<ツレがうつになりまして。>ドラマ化もされた大ヒットコミックエッセイの映画化だ。暗くなりがちなうつ病というテーマを扱いながら、時にユーモアを交えてほのぼのとした夫婦愛を描いた秀作。NHK大河ドラマ「篤姫」でも夫婦役で共演した宮崎あおい、堺雅人の息の合った演技は、理想の夫婦像を見事に描いた。
「会社辞めないのなら離婚する」
売れない漫画家の晴子(宮崎あおい)は、働き者の夫・幹夫(堺雅人)に支えられながら幸せな生活を送っていた。晴子は幹夫のことを「ツレ」と呼ぶ。
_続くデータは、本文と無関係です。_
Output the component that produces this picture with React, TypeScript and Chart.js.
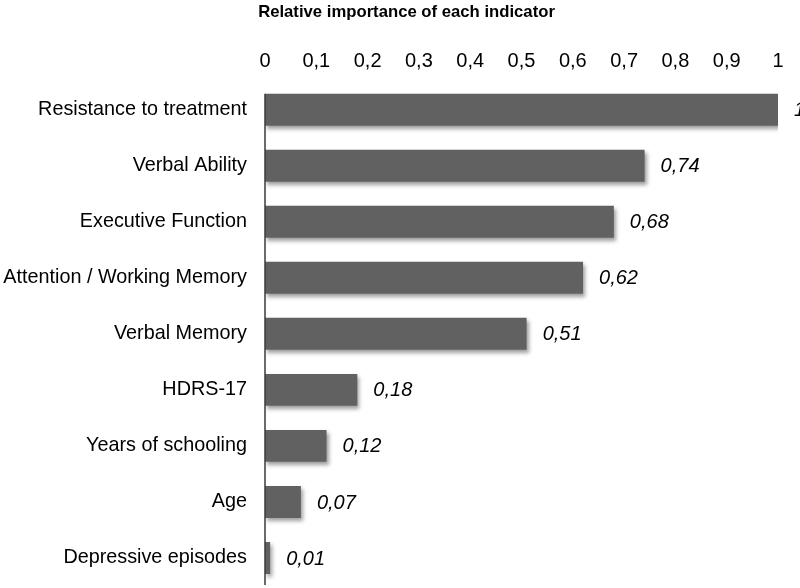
import React, { useEffect, useRef } from "react";
import { Chart, registerables } from "chart.js";

Chart.register(...registerables);

const TITLE = "Relative importance of each indicator";
const categories = [
  "Resistance to treatment",
  "Verbal Ability",
  "Executive Function",
  "Attention / Working Memory",
  "Verbal Memory",
  "HDRS-17",
  "Years of schooling",
  "Age",
  "Depressive episodes",
];
const importance = [1, 0.74, 0.68, 0.62, 0.51, 0.18, 0.12, 0.07, 0.01];
const xMin = 0;
const xMax = 1;
const xStep = 0.1;

const FONT = "'Liberation Sans', Arial, Helvetica, sans-serif";
const BAR_COLOR = "#616161";

const fmt = (v: number) => String(Math.round(v * 100) / 100).replace(".", ",");

const shadowPlugin = {
  id: "barShadow",
  afterLayout(chart: any) {
    if (chart.titleBlock) chart.titleBlock.left += 35;
  },
  beforeDatasetsDraw(chart: any) {
    const ctx = chart.ctx;
    ctx.save();
    ctx.shadowColor = "rgba(0,0,0,0.38)";
    ctx.shadowBlur = 4;
    ctx.shadowOffsetX = 2;
    ctx.shadowOffsetY = 3;
  },
  afterDatasetsDraw(chart: any) {
    chart.ctx.restore();
  },
};

const labelsPlugin = {
  id: "valueLabels",
  afterDatasetsDraw(chart: any) {
    const ctx = chart.ctx;
    const meta = chart.getDatasetMeta(0);
    ctx.save();
    ctx.font = `italic 20px ${FONT}`;
    ctx.fillStyle = "#000";
    ctx.textAlign = "left";
    ctx.textBaseline = "middle";
    meta.data.forEach((bar: any, i: number) => {
      ctx.fillText(fmt(importance[i]), bar.x + 16, bar.y + 1);
    });
    const first = meta.data[0];
    const xs = chart.scales.x;
    const x0 = xs.getPixelForValue(0);
    ctx.strokeStyle = "#3a3a3a";
    ctx.lineWidth = 1.5;
    ctx.beginPath();
    ctx.moveTo(x0, first.y - first.height / 2);
    ctx.lineTo(x0, chart.chartArea.bottom - 1);
    ctx.stroke();
    ctx.restore();
  },
};

export default function App() {
  const ref = useRef<HTMLCanvasElement | null>(null);

  useEffect(() => {
    document.body.style.margin = "0";
    if (!ref.current) return;
    const chart = new Chart(ref.current, {
      type: "bar",
      data: {
        labels: categories,
        datasets: [
          {
            data: importance,
            backgroundColor: BAR_COLOR,
            borderWidth: 0,
            barPercentage: 0.57,
            categoryPercentage: 1,
          },
        ],
      },
      options: {
        indexAxis: "y",
        responsive: false,
        animation: false,
        devicePixelRatio: 1,
        layout: { padding: { left: 0, right: 22, top: 0, bottom: 2 } },
        plugins: {
          legend: { display: false },
          tooltip: { enabled: false },
          title: {
            display: true,
            text: TITLE,
            color: "#000",
            font: { family: FONT, size: 16.7, weight: "bold" },
            padding: { top: 2, bottom: 0 },
          },
        },
        scales: {
          x: {
            position: "top",
            min: xMin,
            max: xMax,
            grid: { display: false, drawTicks: false },
            border: { display: false },
            ticks: {
              stepSize: xStep,
              color: "#000",
              font: { family: FONT, size: 20 },
              padding: 8,
              maxRotation: 0,
              autoSkip: false,
              callback: (v: any) => fmt(Number(v)),
            },
            afterFit: (scale: any) => {
              scale.height = 59.6;
            },
          },
          y: {
            grid: { display: false, drawTicks: false },
            border: { display: false },
            ticks: {
              color: "#000",
              font: { family: FONT, size: 19.8 },
              padding: 18,
              autoSkip: false,
            },
            afterFit: (scale: any) => {
              scale.width = 265;
              scale.paddingTop = 0;
              scale.paddingBottom = 0;
            },
          },
        },
      },
      plugins: [shadowPlugin, labelsPlugin],
    });
    return () => chart.destroy();
  }, []);

  return (
    <div style={{ width: 800, height: 588, background: "#fff" }}>
      <canvas ref={ref} width={800} height={588} style={{ display: "block" }} />
    </div>
  );
}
ある日の朝、小さな包丁を持った幹夫が「死にたい」と言ってきた。幹夫は仕事のストレスが原因でうつ病になってしまったのである。責任感が強い幹夫は、うつ病と診断された後も会社に行き続ける。日に日にヤツれていくツレを見ていられなくなった晴子は、「会社辞めないのなら離婚する」と言い放つ。
幹夫は会社を辞め、闘病生活に入ったが、何から何までしっかり者の幹夫に支えられっぱなしの生活を送ってきた晴子にとって、うつ病になった夫を支えるのは容易なことではなかった。
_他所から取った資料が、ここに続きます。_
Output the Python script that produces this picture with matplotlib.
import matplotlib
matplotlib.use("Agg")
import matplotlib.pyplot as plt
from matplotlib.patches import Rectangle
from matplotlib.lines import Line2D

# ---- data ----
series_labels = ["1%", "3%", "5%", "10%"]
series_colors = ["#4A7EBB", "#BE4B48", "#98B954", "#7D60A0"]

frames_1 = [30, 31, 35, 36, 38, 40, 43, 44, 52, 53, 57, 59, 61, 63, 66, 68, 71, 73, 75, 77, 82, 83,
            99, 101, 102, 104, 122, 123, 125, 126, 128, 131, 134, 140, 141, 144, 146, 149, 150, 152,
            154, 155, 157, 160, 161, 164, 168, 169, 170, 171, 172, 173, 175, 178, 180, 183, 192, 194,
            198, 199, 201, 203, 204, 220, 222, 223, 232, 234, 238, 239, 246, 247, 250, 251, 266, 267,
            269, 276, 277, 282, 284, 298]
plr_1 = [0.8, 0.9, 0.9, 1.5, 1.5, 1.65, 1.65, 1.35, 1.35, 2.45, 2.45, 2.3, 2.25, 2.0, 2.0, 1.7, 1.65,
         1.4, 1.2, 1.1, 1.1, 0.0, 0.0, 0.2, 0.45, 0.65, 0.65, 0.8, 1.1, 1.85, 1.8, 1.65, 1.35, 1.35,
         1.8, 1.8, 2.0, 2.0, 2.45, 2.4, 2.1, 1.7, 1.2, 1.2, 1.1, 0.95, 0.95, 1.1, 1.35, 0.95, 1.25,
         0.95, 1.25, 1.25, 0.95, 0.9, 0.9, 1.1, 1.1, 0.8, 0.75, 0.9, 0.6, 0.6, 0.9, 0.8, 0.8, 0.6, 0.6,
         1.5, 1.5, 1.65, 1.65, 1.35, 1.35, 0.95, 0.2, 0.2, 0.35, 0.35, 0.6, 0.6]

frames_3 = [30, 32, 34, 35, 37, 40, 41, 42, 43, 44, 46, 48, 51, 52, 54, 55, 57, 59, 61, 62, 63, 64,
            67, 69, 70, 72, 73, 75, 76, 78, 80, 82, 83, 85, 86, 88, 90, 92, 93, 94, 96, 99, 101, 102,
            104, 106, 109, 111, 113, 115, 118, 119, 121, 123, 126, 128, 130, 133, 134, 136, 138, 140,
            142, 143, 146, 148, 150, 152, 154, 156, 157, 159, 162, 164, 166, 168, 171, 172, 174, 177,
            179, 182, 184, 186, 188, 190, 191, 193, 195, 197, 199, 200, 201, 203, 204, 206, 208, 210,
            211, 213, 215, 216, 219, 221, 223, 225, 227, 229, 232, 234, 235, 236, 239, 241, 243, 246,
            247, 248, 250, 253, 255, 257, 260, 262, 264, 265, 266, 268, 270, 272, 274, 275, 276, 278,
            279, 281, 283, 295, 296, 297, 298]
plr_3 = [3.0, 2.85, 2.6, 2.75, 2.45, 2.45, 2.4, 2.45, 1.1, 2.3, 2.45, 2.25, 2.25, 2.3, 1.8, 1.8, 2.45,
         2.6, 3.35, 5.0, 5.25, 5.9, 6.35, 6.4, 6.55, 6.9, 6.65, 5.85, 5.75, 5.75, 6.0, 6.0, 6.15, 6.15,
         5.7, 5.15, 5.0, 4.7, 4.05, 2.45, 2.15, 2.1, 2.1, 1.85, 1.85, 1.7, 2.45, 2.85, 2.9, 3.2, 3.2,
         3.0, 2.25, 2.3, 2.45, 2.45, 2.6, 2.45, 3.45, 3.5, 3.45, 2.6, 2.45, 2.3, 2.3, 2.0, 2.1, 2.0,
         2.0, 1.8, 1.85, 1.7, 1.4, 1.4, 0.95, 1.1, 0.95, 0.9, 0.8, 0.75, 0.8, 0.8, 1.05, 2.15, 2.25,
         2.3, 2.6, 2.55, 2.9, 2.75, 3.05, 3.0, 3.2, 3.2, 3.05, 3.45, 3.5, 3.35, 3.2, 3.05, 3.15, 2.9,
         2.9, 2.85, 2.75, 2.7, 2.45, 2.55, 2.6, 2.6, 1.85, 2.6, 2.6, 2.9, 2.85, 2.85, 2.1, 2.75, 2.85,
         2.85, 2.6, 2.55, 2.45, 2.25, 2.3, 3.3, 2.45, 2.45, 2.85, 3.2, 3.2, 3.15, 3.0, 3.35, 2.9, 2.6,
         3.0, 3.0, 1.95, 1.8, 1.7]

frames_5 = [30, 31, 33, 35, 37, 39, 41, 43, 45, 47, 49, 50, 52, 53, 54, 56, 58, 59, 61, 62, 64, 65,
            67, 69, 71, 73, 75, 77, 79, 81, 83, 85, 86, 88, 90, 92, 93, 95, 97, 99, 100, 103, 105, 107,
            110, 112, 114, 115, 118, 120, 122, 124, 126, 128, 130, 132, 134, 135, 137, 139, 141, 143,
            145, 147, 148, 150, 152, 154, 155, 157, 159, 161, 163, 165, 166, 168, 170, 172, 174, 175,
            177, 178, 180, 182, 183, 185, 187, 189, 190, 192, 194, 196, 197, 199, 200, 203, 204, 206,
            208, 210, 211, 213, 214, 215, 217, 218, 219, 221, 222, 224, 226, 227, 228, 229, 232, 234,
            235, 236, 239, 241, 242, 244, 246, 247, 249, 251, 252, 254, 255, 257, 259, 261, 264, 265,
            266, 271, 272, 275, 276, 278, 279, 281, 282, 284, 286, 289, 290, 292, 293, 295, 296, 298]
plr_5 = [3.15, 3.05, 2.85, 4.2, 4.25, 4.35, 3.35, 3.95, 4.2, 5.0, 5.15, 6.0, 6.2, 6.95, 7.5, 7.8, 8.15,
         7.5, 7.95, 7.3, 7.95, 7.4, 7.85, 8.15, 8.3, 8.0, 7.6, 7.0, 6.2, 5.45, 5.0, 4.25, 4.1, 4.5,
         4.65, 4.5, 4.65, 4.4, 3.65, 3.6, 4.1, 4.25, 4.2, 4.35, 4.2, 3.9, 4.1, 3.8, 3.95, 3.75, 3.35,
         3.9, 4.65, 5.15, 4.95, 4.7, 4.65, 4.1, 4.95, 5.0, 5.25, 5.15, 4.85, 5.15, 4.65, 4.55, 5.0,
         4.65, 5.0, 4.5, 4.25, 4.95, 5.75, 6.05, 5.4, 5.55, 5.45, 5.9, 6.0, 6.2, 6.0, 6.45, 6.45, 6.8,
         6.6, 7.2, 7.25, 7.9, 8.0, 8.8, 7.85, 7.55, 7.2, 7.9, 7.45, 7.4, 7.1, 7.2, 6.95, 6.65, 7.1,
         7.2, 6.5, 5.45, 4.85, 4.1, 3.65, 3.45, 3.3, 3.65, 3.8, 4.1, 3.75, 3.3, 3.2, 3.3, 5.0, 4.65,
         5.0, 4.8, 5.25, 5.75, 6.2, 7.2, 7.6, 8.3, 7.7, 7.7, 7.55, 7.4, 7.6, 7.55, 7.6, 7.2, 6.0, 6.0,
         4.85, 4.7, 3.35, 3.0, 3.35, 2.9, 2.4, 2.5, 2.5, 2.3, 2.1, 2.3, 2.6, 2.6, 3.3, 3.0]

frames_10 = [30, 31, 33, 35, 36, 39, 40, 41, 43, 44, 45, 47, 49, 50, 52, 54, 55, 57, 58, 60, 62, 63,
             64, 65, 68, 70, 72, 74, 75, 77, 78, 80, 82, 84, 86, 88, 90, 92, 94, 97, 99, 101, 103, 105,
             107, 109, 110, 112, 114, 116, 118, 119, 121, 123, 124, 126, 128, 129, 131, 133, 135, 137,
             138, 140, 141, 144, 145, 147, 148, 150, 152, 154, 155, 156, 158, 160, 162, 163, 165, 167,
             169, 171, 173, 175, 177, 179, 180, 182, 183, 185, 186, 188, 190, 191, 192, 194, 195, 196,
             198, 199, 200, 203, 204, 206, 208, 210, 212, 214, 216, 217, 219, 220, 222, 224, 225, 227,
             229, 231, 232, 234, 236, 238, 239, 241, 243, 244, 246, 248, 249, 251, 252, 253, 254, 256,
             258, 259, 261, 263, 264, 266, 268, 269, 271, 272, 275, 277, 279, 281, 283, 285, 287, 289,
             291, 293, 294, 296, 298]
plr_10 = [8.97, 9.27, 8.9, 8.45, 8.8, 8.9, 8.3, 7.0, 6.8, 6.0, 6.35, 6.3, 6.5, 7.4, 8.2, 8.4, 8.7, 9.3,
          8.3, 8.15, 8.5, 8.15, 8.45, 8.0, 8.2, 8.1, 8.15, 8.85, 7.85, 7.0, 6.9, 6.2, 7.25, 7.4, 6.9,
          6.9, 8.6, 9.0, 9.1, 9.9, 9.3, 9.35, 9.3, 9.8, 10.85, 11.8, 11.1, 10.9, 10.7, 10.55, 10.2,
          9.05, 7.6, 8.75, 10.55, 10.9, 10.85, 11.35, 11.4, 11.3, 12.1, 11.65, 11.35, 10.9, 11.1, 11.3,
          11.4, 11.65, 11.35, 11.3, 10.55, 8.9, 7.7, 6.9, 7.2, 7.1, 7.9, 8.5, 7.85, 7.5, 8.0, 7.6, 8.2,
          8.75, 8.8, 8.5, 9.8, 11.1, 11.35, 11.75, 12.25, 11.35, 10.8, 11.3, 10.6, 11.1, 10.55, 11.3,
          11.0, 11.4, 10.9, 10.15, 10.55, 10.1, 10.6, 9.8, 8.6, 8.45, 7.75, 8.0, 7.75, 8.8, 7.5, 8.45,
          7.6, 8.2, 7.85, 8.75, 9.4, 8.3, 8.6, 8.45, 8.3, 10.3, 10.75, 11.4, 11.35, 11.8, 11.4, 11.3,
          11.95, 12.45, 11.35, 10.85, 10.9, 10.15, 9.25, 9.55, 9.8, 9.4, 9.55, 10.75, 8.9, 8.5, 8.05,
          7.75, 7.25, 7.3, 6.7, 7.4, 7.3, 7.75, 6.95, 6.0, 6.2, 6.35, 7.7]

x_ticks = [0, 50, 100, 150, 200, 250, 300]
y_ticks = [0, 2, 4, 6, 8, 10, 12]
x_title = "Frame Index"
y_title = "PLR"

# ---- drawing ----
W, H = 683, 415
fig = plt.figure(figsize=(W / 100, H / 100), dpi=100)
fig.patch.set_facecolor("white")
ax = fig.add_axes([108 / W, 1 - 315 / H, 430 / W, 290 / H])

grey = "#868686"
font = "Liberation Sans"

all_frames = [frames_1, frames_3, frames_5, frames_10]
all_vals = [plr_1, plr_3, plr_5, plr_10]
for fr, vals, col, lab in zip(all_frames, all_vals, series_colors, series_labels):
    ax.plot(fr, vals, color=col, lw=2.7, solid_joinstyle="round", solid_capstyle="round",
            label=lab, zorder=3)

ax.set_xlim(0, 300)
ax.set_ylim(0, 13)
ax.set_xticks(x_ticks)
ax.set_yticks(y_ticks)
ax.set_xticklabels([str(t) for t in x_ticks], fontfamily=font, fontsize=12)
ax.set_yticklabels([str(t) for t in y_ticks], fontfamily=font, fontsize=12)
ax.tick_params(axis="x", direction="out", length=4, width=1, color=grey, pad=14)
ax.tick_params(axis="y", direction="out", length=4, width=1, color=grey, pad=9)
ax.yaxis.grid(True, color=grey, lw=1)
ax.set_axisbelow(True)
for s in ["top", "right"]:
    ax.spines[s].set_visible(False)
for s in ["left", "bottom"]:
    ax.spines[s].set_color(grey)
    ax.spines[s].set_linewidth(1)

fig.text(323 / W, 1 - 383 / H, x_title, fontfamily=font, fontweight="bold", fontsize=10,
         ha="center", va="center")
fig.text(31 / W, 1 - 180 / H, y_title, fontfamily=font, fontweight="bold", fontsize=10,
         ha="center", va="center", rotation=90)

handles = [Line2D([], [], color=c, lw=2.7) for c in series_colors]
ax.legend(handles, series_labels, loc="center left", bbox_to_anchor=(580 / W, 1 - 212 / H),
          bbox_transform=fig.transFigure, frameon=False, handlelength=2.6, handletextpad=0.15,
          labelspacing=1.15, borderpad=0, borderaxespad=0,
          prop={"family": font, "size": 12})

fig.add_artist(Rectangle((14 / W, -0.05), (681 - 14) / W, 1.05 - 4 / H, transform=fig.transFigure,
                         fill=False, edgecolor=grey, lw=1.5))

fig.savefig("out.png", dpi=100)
この映画のキャッチーなタイトルは、漫画家の晴子が仕事をもらいに編集部に出かけたときに、自然と出てくる言葉である。
「ツレがうつになりまして。仕事を下さい」
原作者の細川貂々が実際に口にしていた言葉でもあり、ツレを支えたいという彼女の必死な思いを的確に表した良いタイトルだと思う。
「昼寝の仕方教えてあげる」
ツレのうつ病をきっかけに、晴子とツレの関係が逆転するのがおもしろい。律儀なツレは会社を辞めても休み方が分からない。「昼寝でもすれば」という晴子の提案に、「世間様に申し訳ない」と拒むツレ。見かねた晴子が昼寝の仕方を教える。何とも奇妙なエピソードだけれど、リアリティーを感じさせるシーンだ。曜日別にどのネクタイをするか、どのチーズをお弁当に入れるかまで決めているツレの几帳面さを、前半でていねいに描いているからだろう。もちろん原作にも描かれている実体験ということも大きい。
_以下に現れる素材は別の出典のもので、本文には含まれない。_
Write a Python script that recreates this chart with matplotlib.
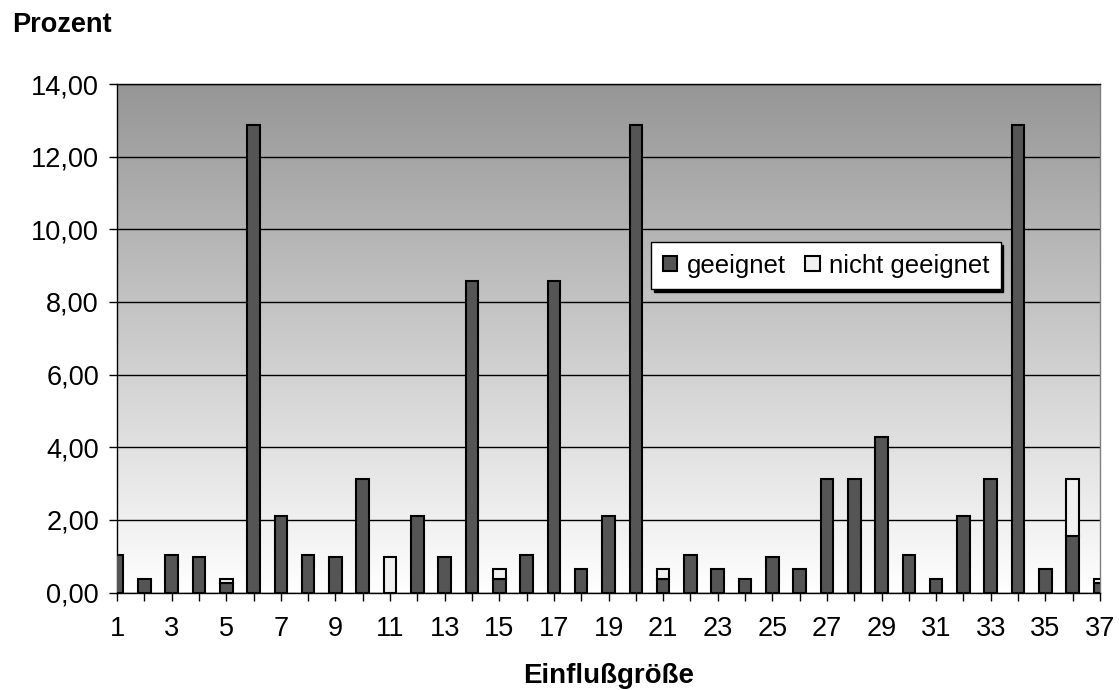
import numpy as np
import matplotlib
matplotlib.use("Agg")
import matplotlib.pyplot as plt
from matplotlib.ticker import FuncFormatter, FixedLocator

plt.rcParams['font.family'] = ['Liberation Sans', 'DejaVu Sans']

# Einflußgrößen 1..37
kategorien = list(range(1, 38))

geeignet = [1.03, 0.36, 1.03, 0.98, 0.26, 12.86, 2.11, 1.03, 0.98, 3.12,
            0.00, 2.11, 0.98, 8.57, 0.36, 1.03, 8.57, 0.64, 2.11, 12.86,
            0.36, 1.03, 0.64, 0.36, 0.98, 0.64, 3.12, 3.12, 4.29, 1.03,
            0.36, 2.11, 3.12, 12.86, 0.64, 1.55, 0.26]

nicht_geeignet = [0.00, 0.00, 0.00, 0.00, 0.10, 0.00, 0.00, 0.00, 0.00, 0.00,
                  0.98, 0.00, 0.00, 0.00, 0.28, 0.00, 0.00, 0.00, 0.00, 0.00,
                  0.28, 0.00, 0.00, 0.00, 0.00, 0.00, 0.00, 0.00, 0.00, 0.00,
                  0.00, 0.00, 0.00, 0.00, 0.00, 1.57, 0.10]

y_ticks = [0, 2, 4, 6, 8, 10, 12, 14]

W, H = 1119, 690
fig = plt.figure(figsize=(W / 100, H / 100), dpi=100)
ax = fig.add_axes([117 / W, 1 - 592.5 / H, (1100 - 117) / W, (592.5 - 84) / H])

# vertical gray-to-white gradient in the plot area
grad = np.linspace(0, 1, 256).reshape(-1, 1)
ax.imshow(grad, cmap=matplotlib.colors.LinearSegmentedColormap.from_list(
    'g', ['#ffffff', '#969696']), aspect='auto', extent=(0, 1, 0, 1),
    transform=ax.transAxes, zorder=0, origin='lower')

x = np.array(kategorien)
g = np.array(geeignet)
n = np.array(nicht_geeignet)
bar_w = 0.46
ax.bar(x, g, width=bar_w, color='#555555', edgecolor='black', linewidth=1.5,
       label='geeignet', zorder=3)
mask = n > 0
ax.bar(x[mask], n[mask], bottom=g[mask], width=bar_w, color='#f0f0f0',
       edgecolor='black', linewidth=1.5, label='nicht geeignet', zorder=3)

ax.set_xlim(1, 37)
ax.set_ylim(0, 14)
ax.yaxis.set_major_locator(FixedLocator(y_ticks))
ax.yaxis.set_major_formatter(FuncFormatter(lambda v, p: f"{v:.2f}".replace('.', ',')))
ax.xaxis.set_major_locator(FixedLocator(kategorien))
ax.set_xticklabels([str(k) if k % 2 == 1 else '' for k in kategorien])

ax.set_axisbelow(True)
ax.yaxis.grid(True, color='black', linewidth=1.0, zorder=1)

for s in ['left', 'bottom', 'top']:
    ax.spines[s].set_color('black')
    ax.spines[s].set_linewidth(1.0)
ax.spines['right'].set_color('#808080')
ax.spines['right'].set_linewidth(1.0)

ax.tick_params(axis='both', direction='out', length=6, width=1.0,
               color='black', labelsize=19.5)
ax.tick_params(axis='y', pad=7)
ax.tick_params(axis='x', pad=11)

fig.text(12 / W, 1 - 25 / H, 'Prozent', fontsize=19.5, fontweight='bold',
         ha='left', va='center')
fig.text(608.5 / W, 1 - 676 / H, 'Einflußgröße', fontsize=20, fontweight='bold',
         ha='center', va='center')

leg = ax.legend(loc='upper left', bbox_to_anchor=(651 / W, 1 - 242 / H),
                bbox_transform=fig.transFigure, ncol=2, fontsize=18.5,
                frameon=True, fancybox=False, framealpha=1,
                edgecolor='black', borderpad=0.45, handlelength=0.58,
                handleheight=0.58, handletextpad=0.35, columnspacing=0.75,
                borderaxespad=0,
                shadow={'color': 'black', 'alpha': 1})
leg.get_frame().set_linewidth(1.0)
leg.set_zorder(10)

fig.savefig('out.png', dpi=100)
逆に、原作には描かれていない部分が浮いてしまった。たとえば、晴子の母親と父親のエピソードなどは無理にハートウォーミングな展開にもっていっている印象を受ける。
そもそも晴子とツレの仲は良いのだが、それ囲む人たちはとくに意味を持たされず、話の展開のための使い捨てにされてしまっているのも気になった。晴子とツレの間に入ってくるような人物を設定すれば後半のダルさは解消できたはずだ。エッセイであれば終始2人だけの話で良い。しかし、映画では話を引っ張る第三の人物が必要である。
とはいえ、見ているこちらを幸せにさせてくれるような夫婦像は見事に描かれている。宮崎あおいと堺雅人の演技を見ていると、2人の夫婦役をまた別の作品でも見たくなる。